#### MATERIAL SUPPLIED

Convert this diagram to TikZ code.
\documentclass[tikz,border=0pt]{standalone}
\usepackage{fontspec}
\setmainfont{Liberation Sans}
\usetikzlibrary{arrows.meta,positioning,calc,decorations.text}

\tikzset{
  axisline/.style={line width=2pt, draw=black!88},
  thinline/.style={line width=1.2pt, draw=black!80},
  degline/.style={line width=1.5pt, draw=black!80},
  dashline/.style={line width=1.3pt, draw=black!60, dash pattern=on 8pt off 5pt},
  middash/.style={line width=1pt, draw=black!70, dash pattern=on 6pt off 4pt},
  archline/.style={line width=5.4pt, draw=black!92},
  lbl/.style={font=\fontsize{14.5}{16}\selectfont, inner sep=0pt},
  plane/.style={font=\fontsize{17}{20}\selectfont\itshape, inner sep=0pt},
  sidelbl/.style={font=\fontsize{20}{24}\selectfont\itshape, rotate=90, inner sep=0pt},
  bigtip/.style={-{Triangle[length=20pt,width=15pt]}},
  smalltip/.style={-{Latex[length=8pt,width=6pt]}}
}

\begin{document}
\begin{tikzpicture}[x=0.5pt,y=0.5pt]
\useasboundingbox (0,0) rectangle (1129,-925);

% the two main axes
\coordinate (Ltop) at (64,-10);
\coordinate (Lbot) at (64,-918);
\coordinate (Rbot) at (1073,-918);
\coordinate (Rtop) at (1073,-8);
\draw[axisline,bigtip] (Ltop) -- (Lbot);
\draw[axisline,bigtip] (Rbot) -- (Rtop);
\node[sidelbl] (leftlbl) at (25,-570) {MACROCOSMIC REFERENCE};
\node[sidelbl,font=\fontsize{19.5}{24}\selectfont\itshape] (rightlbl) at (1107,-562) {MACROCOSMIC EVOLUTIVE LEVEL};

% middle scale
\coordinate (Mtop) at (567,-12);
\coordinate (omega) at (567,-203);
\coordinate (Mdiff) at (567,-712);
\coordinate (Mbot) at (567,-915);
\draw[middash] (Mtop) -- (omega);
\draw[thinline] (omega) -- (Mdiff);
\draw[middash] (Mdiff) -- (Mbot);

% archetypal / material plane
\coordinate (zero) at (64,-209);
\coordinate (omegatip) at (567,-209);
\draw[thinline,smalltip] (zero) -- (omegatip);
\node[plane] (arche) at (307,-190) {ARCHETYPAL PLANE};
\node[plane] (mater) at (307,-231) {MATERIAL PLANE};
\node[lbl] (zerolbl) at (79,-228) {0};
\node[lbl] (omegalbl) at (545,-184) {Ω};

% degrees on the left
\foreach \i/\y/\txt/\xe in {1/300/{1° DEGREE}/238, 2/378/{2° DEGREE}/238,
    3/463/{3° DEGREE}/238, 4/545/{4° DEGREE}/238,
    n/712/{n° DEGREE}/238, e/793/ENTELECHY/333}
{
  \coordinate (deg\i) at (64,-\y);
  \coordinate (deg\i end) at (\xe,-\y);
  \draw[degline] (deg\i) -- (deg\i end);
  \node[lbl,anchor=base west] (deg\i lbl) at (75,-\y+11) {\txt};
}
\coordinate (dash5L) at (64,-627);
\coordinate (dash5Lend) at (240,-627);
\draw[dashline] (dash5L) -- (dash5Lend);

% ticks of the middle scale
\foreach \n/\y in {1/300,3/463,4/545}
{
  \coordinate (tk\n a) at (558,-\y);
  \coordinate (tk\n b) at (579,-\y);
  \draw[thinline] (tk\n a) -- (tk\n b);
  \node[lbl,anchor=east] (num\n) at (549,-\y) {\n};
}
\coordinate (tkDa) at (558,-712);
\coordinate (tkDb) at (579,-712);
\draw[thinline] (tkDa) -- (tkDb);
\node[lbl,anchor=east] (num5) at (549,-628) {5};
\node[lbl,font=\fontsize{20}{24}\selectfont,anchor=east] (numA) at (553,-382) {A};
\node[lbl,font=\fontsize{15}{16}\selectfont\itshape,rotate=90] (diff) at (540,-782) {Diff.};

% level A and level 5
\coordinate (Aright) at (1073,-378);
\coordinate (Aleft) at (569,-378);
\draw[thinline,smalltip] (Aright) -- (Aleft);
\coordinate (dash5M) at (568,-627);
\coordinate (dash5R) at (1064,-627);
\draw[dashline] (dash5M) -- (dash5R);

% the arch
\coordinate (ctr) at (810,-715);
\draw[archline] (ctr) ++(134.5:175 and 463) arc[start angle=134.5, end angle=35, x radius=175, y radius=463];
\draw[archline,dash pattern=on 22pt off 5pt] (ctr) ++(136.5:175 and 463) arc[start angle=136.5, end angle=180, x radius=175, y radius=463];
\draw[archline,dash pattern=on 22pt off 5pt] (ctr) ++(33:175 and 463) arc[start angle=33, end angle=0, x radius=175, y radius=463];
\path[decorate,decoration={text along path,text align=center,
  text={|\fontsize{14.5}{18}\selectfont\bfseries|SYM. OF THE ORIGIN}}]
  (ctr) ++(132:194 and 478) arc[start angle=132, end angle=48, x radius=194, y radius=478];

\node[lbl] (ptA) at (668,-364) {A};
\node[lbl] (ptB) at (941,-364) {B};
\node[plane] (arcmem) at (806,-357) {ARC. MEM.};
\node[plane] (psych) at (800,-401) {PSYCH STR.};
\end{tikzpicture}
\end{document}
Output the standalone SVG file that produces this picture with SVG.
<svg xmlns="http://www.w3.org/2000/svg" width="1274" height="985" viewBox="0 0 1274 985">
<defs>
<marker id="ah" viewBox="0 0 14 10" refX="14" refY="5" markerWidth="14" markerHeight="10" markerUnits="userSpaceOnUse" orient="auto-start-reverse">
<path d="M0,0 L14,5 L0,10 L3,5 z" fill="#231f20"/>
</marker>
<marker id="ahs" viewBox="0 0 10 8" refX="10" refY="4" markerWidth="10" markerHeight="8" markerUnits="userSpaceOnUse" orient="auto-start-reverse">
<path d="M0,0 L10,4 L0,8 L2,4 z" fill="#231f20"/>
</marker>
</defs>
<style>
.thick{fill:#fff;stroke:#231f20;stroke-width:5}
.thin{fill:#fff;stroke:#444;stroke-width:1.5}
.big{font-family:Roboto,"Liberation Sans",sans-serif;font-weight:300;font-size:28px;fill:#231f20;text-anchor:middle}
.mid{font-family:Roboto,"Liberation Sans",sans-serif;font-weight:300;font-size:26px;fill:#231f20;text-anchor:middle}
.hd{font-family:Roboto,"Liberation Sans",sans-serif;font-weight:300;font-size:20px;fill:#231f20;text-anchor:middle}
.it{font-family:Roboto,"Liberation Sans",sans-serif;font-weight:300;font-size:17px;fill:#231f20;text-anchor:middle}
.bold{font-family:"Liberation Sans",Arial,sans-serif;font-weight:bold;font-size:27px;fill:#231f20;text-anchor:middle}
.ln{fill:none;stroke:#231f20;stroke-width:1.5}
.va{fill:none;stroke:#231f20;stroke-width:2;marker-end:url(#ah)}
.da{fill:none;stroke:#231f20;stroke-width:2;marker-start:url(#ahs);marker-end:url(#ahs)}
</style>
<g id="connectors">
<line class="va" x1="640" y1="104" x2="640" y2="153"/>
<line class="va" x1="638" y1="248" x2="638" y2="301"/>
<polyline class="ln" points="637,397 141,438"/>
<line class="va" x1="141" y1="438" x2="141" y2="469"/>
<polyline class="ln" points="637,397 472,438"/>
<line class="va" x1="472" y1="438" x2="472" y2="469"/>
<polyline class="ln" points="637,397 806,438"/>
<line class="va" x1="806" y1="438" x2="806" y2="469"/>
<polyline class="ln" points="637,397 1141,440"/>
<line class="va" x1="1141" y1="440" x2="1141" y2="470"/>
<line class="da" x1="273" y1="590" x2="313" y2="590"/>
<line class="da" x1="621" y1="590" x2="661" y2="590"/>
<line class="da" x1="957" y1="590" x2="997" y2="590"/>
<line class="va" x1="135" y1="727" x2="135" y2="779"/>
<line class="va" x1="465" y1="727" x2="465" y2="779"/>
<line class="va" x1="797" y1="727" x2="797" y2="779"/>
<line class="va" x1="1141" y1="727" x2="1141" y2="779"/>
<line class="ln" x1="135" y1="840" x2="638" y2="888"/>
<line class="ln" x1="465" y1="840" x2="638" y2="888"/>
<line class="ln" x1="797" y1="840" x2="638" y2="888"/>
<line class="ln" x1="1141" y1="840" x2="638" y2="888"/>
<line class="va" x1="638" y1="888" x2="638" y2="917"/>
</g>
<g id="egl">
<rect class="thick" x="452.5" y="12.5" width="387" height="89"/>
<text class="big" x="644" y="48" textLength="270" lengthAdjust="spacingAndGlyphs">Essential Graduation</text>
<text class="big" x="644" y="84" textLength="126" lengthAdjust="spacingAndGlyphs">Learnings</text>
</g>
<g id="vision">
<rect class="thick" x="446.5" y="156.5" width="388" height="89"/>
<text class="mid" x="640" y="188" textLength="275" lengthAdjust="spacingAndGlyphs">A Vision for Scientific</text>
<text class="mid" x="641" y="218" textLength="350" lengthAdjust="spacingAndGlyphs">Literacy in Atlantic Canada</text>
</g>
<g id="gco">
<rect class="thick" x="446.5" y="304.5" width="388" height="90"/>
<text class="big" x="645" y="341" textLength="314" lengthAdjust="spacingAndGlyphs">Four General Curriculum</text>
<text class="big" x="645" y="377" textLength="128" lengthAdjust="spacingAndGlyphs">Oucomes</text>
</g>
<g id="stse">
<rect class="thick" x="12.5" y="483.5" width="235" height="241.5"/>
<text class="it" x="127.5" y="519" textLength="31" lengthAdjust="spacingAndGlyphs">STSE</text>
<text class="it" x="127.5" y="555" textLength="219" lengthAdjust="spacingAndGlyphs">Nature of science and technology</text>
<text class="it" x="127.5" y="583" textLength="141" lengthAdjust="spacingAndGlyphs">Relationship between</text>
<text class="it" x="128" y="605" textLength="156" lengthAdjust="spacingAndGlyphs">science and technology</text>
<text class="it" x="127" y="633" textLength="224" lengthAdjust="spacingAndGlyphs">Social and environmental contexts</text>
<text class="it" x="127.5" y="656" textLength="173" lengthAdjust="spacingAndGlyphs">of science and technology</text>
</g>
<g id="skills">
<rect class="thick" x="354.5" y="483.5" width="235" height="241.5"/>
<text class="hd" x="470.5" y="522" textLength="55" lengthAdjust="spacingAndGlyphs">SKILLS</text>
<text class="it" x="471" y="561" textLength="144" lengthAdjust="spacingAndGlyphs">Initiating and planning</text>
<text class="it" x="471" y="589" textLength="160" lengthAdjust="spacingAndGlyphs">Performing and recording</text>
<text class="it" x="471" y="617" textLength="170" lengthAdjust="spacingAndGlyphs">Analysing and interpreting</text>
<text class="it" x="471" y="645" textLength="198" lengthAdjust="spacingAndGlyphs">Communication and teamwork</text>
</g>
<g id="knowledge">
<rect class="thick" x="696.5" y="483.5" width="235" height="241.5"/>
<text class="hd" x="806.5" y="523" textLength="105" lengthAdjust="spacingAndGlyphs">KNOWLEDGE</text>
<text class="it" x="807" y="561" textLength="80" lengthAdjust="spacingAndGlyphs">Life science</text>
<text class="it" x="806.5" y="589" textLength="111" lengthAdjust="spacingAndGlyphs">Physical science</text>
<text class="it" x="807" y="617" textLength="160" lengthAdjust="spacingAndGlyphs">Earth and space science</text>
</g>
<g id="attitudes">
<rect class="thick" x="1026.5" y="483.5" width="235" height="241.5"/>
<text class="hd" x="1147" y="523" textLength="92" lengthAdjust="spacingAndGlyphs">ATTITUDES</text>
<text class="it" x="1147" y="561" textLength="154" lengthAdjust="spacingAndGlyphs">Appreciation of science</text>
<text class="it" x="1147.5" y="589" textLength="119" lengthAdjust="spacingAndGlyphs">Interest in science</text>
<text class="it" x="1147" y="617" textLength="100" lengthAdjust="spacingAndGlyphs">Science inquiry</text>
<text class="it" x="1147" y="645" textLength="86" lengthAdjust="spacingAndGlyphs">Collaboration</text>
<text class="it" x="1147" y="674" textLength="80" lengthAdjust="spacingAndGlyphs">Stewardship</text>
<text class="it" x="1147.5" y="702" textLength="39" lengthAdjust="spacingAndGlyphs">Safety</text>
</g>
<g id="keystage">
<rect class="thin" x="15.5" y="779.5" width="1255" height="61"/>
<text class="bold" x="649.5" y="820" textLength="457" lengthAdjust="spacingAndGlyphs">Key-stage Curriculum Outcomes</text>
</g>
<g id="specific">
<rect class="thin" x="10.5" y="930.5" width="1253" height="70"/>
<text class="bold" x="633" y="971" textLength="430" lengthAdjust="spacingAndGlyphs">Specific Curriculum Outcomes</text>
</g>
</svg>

#### YOUR OBJECTIVE
Only the lines from the start of the data to the line holding "(omegalbl) at (545,-184)" are wanted; return them exactly, both ends included.

#### OUTPUT BELOW
Convert this diagram to TikZ code.
\documentclass[tikz,border=0pt]{standalone}
\usepackage{fontspec}
\setmainfont{Liberation Sans}
\usetikzlibrary{arrows.meta,positioning,calc,decorations.text}

\tikzset{
  axisline/.style={line width=2pt, draw=black!88},
  thinline/.style={line width=1.2pt, draw=black!80},
  degline/.style={line width=1.5pt, draw=black!80},
  dashline/.style={line width=1.3pt, draw=black!60, dash pattern=on 8pt off 5pt},
  middash/.style={line width=1pt, draw=black!70, dash pattern=on 6pt off 4pt},
  archline/.style={line width=5.4pt, draw=black!92},
  lbl/.style={font=\fontsize{14.5}{16}\selectfont, inner sep=0pt},
  plane/.style={font=\fontsize{17}{20}\selectfont\itshape, inner sep=0pt},
  sidelbl/.style={font=\fontsize{20}{24}\selectfont\itshape, rotate=90, inner sep=0pt},
  bigtip/.style={-{Triangle[length=20pt,width=15pt]}},
  smalltip/.style={-{Latex[length=8pt,width=6pt]}}
}

\begin{document}
\begin{tikzpicture}[x=0.5pt,y=0.5pt]
\useasboundingbox (0,0) rectangle (1129,-925);

% the two main axes
\coordinate (Ltop) at (64,-10);
\coordinate (Lbot) at (64,-918);
\coordinate (Rbot) at (1073,-918);
\coordinate (Rtop) at (1073,-8);
\draw[axisline,bigtip] (Ltop) -- (Lbot);
\draw[axisline,bigtip] (Rbot) -- (Rtop);
\node[sidelbl] (leftlbl) at (25,-570) {MACROCOSMIC REFERENCE};
\node[sidelbl,font=\fontsize{19.5}{24}\selectfont\itshape] (rightlbl) at (1107,-562) {MACROCOSMIC EVOLUTIVE LEVEL};

% middle scale
\coordinate (Mtop) at (567,-12);
\coordinate (omega) at (567,-203);
\coordinate (Mdiff) at (567,-712);
\coordinate (Mbot) at (567,-915);
\draw[middash] (Mtop) -- (omega);
\draw[thinline] (omega) -- (Mdiff);
\draw[middash] (Mdiff) -- (Mbot);

% archetypal / material plane
\coordinate (zero) at (64,-209);
\coordinate (omegatip) at (567,-209);
\draw[thinline,smalltip] (zero) -- (omegatip);
\node[plane] (arche) at (307,-190) {ARCHETYPAL PLANE};
\node[plane] (mater) at (307,-231) {MATERIAL PLANE};
\node[lbl] (zerolbl) at (79,-228) {0};
\node[lbl] (omegalbl) at (545,-184) {Ω};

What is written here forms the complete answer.